Зачем же медлить? Встань, кликни свою дружину, и поедем к кесарю: раз Владислав отказывает ему в признании, мы обязаны признать его.
— Нет, — возразил Собеслав. — Не верю я в помощь князей.
Тут братья расстались. Ольдрих сел на коня и по дороге на сейм все думал, как бы ему очернить чешского герцога.
Много народу съехалось на сейм. Князья угрюмого вида, вельможи с поджатыми губами, прищурив глаза, плотно стояли в середине собравшихся. Их окружала толпа прислужников и льстецов, далее торчали безмолвные, глуповатые слуги, стремившиеся подражать господам, а еще далее рассыпались веселые безумцы, которым все служило к развлечению. Они давились от смеха, указывая друг другу, как один курфюрст наступил на пятки другому.

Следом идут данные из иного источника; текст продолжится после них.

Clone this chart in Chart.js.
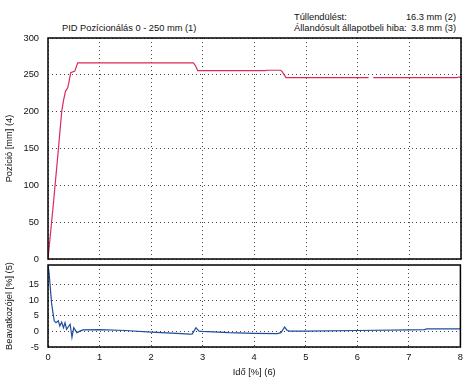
<!DOCTYPE html>
<html>
<head>
<meta charset="utf-8">
<script src="https://cdn.jsdelivr.net/npm/chart.js@4"></script>
<style>
body { margin: 0; background: #fff; }
#wrap { position: relative; width: 463px; height: 378px; font-family: "Liberation Sans", Arial, sans-serif; font-size: 9.3px; color: #111; }
.t { position: absolute; white-space: nowrap; line-height: 12px; }
canvas { position: absolute; left: 0; }
</style>
</head>
<body>
<div id="wrap">
  <div class="t" style="left:62px;top:22px">PID Pozícionálás 0 - 250 mm (1)</div>
  <div class="t" style="left:294px;top:11px">Túllendülést:</div>
  <div class="t" style="right:7px;top:11px">16.3 mm (2)</div>
  <div class="t" style="left:294px;top:22px">Állandósult állapotbeli hiba:</div>
  <div class="t" style="right:7px;top:22px">3.8 mm (3)</div>
  <canvas id="pos" width="463" height="265" style="top:0"></canvas>
  <canvas id="ctl" width="463" height="119" style="top:259px"></canvas>
</div>
<script>
// position (mm) vs time
const posTime  = [0, 0.005, 0.1, 0.2, 0.265, 0.3, 0.34, 0.38, 0.4, 0.44, 0.52, 0.575, 2.816, 2.86, 2.9, 4.2, 4.25, 4.5, 4.53, 4.61, 6.21, 6.22, 6.3, 7.92, 7.96, 8];
const posValue = [0, 0, 72, 148, 200, 215, 228, 232, 238, 253, 255, 266.3, 266.3, 262, 255.6, 255.6, 256.2, 256.2, 255, 246.2, 246.2, null, 246.2, 246.2, 247, 247];

// control signal (%) vs time
const ctlTime  = [0, 0.02, 0.07, 0.12, 0.155, 0.2, 0.23, 0.265, 0.3, 0.33, 0.36, 0.43, 0.465, 0.5, 0.56, 0.62, 0.68, 1.0, 1.5, 2.0, 2.5, 2.75, 2.8, 2.87, 2.93, 3.0, 3.5, 4.0, 4.45, 4.52, 4.59, 4.64, 4.7, 5.0, 6.0, 7.0, 7.3, 7.35, 8.0];
const ctlValue = [21.3, 19, 8.9, 3.4, 2.8, 3.4, 1.7, 3.0, 1.2, 2.8, 0.7, 2.3, -1.9, 1.2, -0.4, 0.1, 0.5, 0.6, 0.3, -0.2, -0.6, -0.9, -0.8, 1.2, 0.1, 0.0, -0.4, -0.6, -0.7, -0.4, 1.4, 0.3, 0.1, 0.1, 0.3, 0.5, 0.6, 0.8, 0.8];

const pts = (xs, ys) => xs.map((x, i) => ({ x: x, y: ys[i] }));
const font = { family: '"Liberation Sans", Arial, sans-serif', size: 9.3 };

const frame = {
  id: 'frame',
  afterDatasetsDraw(c) {
    const a = c.chartArea, ctx = c.ctx;
    ctx.save();
    ctx.strokeStyle = '#000';
    ctx.lineWidth = 1.5;
    ctx.strokeRect(a.left, a.top, a.width, a.height);
    ctx.restore();
  }
};

// invisible tick marks used as label spacing (ticks.padding would also pad the chart area)
const gridY = { color: '#444', drawTicks: true, tickLength: 9, tickColor: 'rgba(0,0,0,0)' };
const gridX = { color: '#444', drawTicks: true, tickLength: 5, tickColor: 'rgba(0,0,0,0)' };
const border = { display: false, dash: [1, 3] };

new Chart(document.getElementById('pos'), {
  type: 'line',
  data: { datasets: [{ data: pts(posTime, posValue), borderColor: '#dc2a5a', borderWidth: 1.2, pointRadius: 0, spanGaps: false }] },
  options: {
    responsive: false, animation: false,
    layout: { padding: { top: 38, right: 2, bottom: 6, left: 0 } },
    plugins: { legend: { display: false }, tooltip: { enabled: false } },
    scales: {
      x: { type: 'linear', min: 0, max: 8, ticks: { stepSize: 1, display: false }, grid: { color: '#444', drawTicks: false }, border: border,
           afterFit: s => { s.height = 0; } },
      y: { min: 0, max: 300, ticks: { stepSize: 50, font: font, color: '#111', padding: 0, autoSkip: false }, grid: gridY, border: border,
           title: { display: true, text: 'Pozíció [mm] (4)', font: font, color: '#111', padding: { top: 4, bottom: 0 } },
           afterFit: s => { s.width = 48; } }
    }
  },
  plugins: [frame]
});

new Chart(document.getElementById('ctl'), {
  type: 'line',
  data: { datasets: [{ data: pts(ctlTime, ctlValue), borderColor: '#1e4d9c', borderWidth: 1.2, pointRadius: 0 }] },
  options: {
    responsive: false, animation: false,
    layout: { padding: { top: 6, right: 2, bottom: 0, left: 0 } },
    plugins: { legend: { display: false }, tooltip: { enabled: false } },
    scales: {
      x: { type: 'linear', min: 0, max: 8, ticks: { stepSize: 1, font: font, color: '#111', padding: 0, maxRotation: 0, autoSkip: false }, grid: gridX, border: border,
           title: { display: true, text: 'Idő [%] (6)', font: font, color: '#111', padding: 0 },
           afterFit: s => { s.height = 31; } },
      y: { min: -5, max: 21.3, ticks: { stepSize: 5, font: font, color: '#111', padding: 0, autoSkip: false }, grid: gridY, border: border,
           afterBuildTicks: s => { s.ticks = s.ticks.filter(t => Math.abs(t.value % 5) < 1e-6); },
           title: { display: true, text: 'Beavatkozójel [%] (5)', font: font, color: '#111', padding: { top: 4, bottom: 0 } },
           afterFit: s => { s.width = 48; } }
    }
  },
  plugins: [frame]
});
</script>
</body>
</html>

Представитель чешского государя, епископ Даниил прохаживался поодаль. Роскошно одетый, он приветливо здоровался с соседями, весело улыбался, а когда к нему подошел какой-то итальянец, заговорил с ним на его родном языке о лошадях крестоносцев, пересыпая речь забавными замечаниями. Казалось, у Даниила нет никакого дела, он просто развлекается. Закончив беседу, он снова стал прохаживаться с непринужденностью высокородного пана, тут и там роняя словечко-другое.
Тем временем в противоположном конце зала Ольдрих разговаривал с советниками Барбароссы.

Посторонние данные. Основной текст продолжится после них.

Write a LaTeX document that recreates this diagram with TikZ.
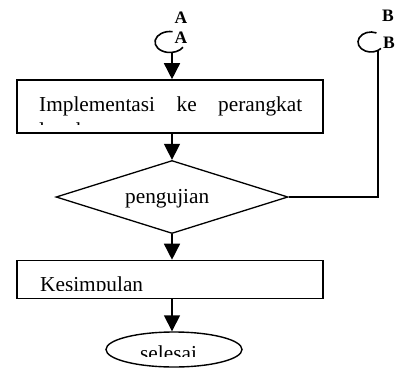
\documentclass[tikz,border=0pt]{standalone}
\usepackage{fontspec}
\setmainfont{Liberation Serif}
\usetikzlibrary{arrows.meta,shapes.geometric}
\tikzset{
  boxnode/.style={draw,line width=1.6bp,rectangle,inner sep=0pt},
  decnode/.style={draw,line width=1.3bp,diamond,inner sep=0pt},
  endnode/.style={draw,line width=1.4bp,ellipse,inner sep=0pt},
  txt/.style={inner sep=0pt,anchor=base west,font=\fontsize{21.3bp}{25bp}\selectfont},
  lbl/.style={inner sep=0pt,font=\fontsize{17.5bp}{19bp}\selectfont\bfseries},
  flow/.style={line width=1.5bp,-{Triangle[width=16bp,length=16bp]}},
  plain/.style={line width=1.6bp}
}
\begin{document}
\begin{tikzpicture}[x=1bp,y=-1bp]
\useasboundingbox (0,0) rectangle (398,368);
% connectors A and B
\coordinate (cA) at (170,42);
\coordinate (cB) at (371,42);
\coordinate (aEnd) at (172,52);
\coordinate (bEnd) at (378,51);
\draw[plain] ([shift={(80:15bp and 10.5bp)}]cA) arc[start angle=80,end angle=330,x radius=15bp,y radius=10.5bp];
\draw[plain] ([shift={(65:13bp and 10bp)}]cB) arc[start angle=65,end angle=320,x radius=13bp,y radius=10bp];
\node[lbl] (la1) at (181,17.5) {A};
\node[lbl] (la2) at (181,38) {A};
\node[lbl] (lb1) at (388,16) {B};
\node[lbl] (lb2) at (389,43) {B};
% boxes
\node[boxnode,minimum width=306bp,minimum height=53bp] (impl) at (170,106.5) {};
\node[decnode,minimum width=232bp,minimum height=73bp] (uji) at (172,197) {};
\node[boxnode,minimum width=306bp,minimum height=38bp] (kes) at (170,279.5) {};
\node[endnode,minimum width=136bp,minimum height=35bp] (sel) at (174,349.5) {};
% texts
\begin{scope}
\clip (17,81) rectangle (323,124.5);
\node[txt] (timpl) at (39,111) {\hbox to 263bp{Implementasi\hfill ke\hfill perangkat}};
\node[txt] (tlunak) at (39,137) {lunak};
\end{scope}
\node[txt] (tuji) at (125,203.5) {pengujian};
\begin{scope}
\clip (17,262) rectangle (323,290.5);
\node[txt] (tkes) at (40,291) {Kesimpulan};
\end{scope}
\begin{scope}
\clip (100,330) rectangle (250,356);
\node[txt] (tsel) at (140,360) {selesai};
\end{scope}
% flow lines
\draw[flow] (aEnd) -- (aEnd |- impl.north);
\draw[flow] (impl.south -| uji.north) -- (uji.north);
\draw[flow] (uji.south) -- (uji.south |- kes.north);
\draw[flow] (uji.south |- kes.south) -- (uji.south |- sel.north);
\draw[plain] (uji.east) -| (bEnd);
\end{tikzpicture}
\end{document}
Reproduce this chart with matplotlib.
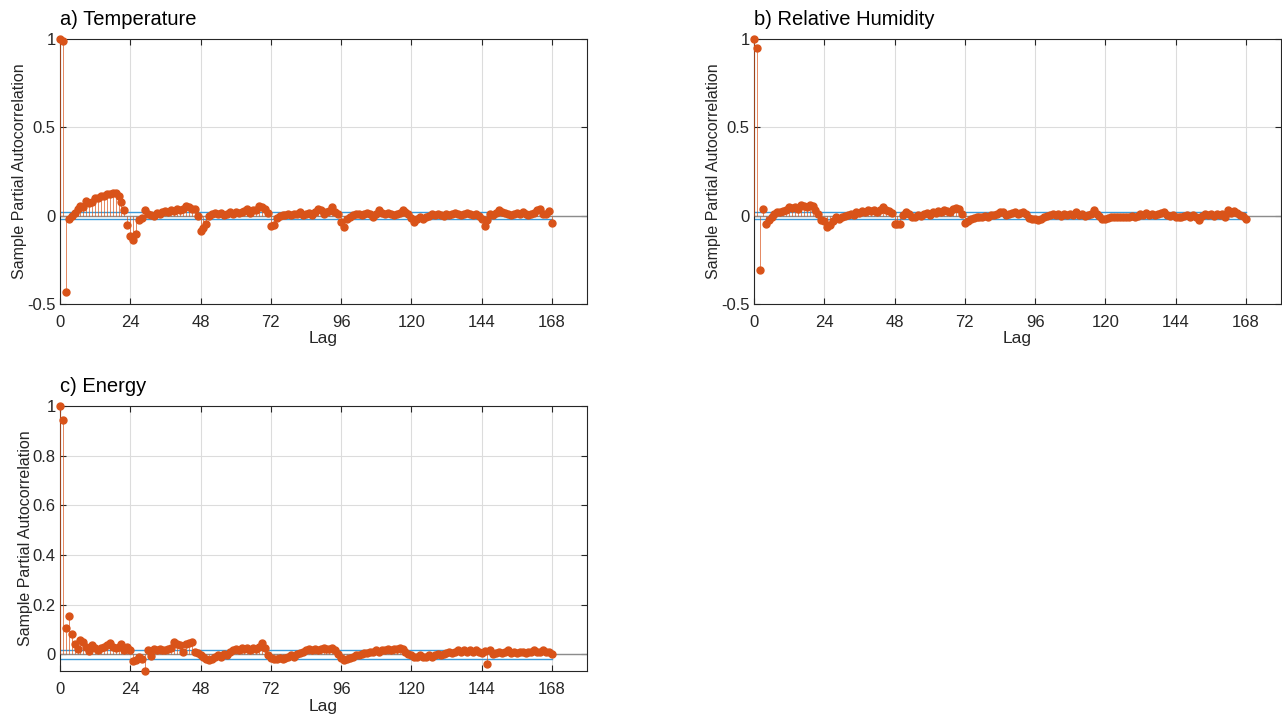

— Мой кузен, чешский герцог, ни в чем не хочет уступать королям и, словно какой-то император, называет Барбароссу неким новообразованием на троне. А что? Обязательства для Владислава — что дышло, куда повернет, туда и вышло; он убежден, что его место на самой вершине мира. Что ему верность? Власть высшего властителя? Вода в сосуде, который он может разбить, когда захочет. У него хорошая армия, но он отказывает империи в военной помощи и жаждет добыть славу собственными силами.

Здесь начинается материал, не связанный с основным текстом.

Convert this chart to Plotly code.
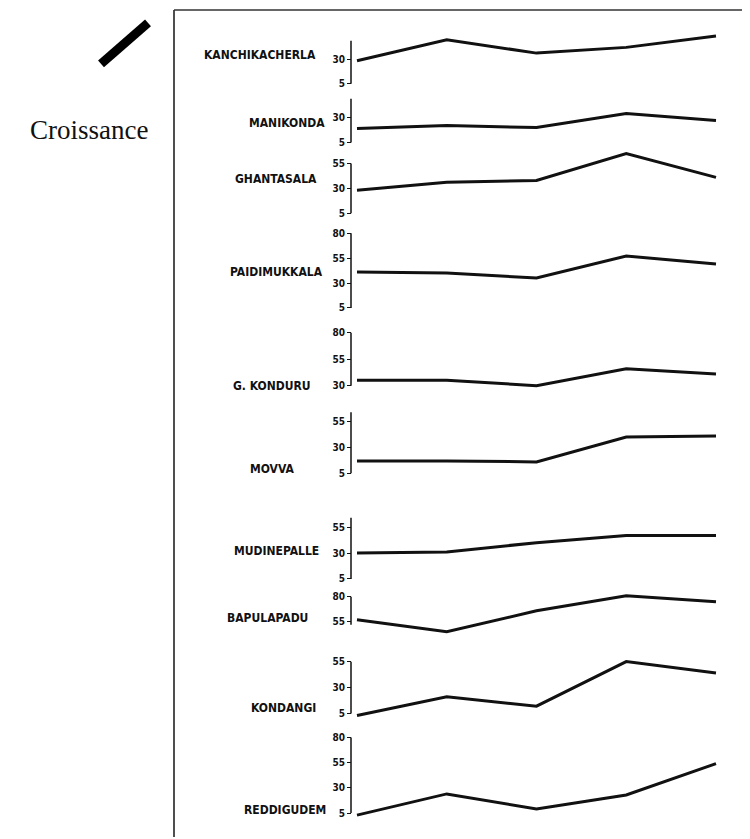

Ольдрих еще говорил, когда мимо прошел епископ Даниил. Слегка поклонившись в знак привета, бросив какую-то шутку, он проследовал дальше поступью прелатов — без спешки, без нерешительности. Право, он прекрасно владел своим телом, изящно ставил ногу, и движения его были грациозны. Он как бы возносился на крыльях беспечности, зато уши навострил, словно сторожевой пес. Двух-трех словечек, им уловленных, было достаточно, чтобы он сразу все сообразил и понял, куда клонит Ольдрих.
«Ах ты, Господи, — сказал себе Даниил, — этот хочет разбудить ненависть в Барбароссе. Да, это хороший ключ, чтобы открыть сыновьям Собеслава I путь к трону! Еще бы, так оно и есть! Владислав заблуждается, считая своих двоюродных братьев глупыми, а Барбароссу — слабым. Вижу отлично: Ольдрих уговаривает одного курфюрста за другим, вон у него даже борода встопорщилась, и он радостно потирает руки. Еще вижу — все поддакивают Барбароссе, и понимаю — нельзя, чтобы чешский государь остался в одиночестве, а посему, чтобы не называли меня дурным послом, изменю-ка я его наказ на свой страх и риск!»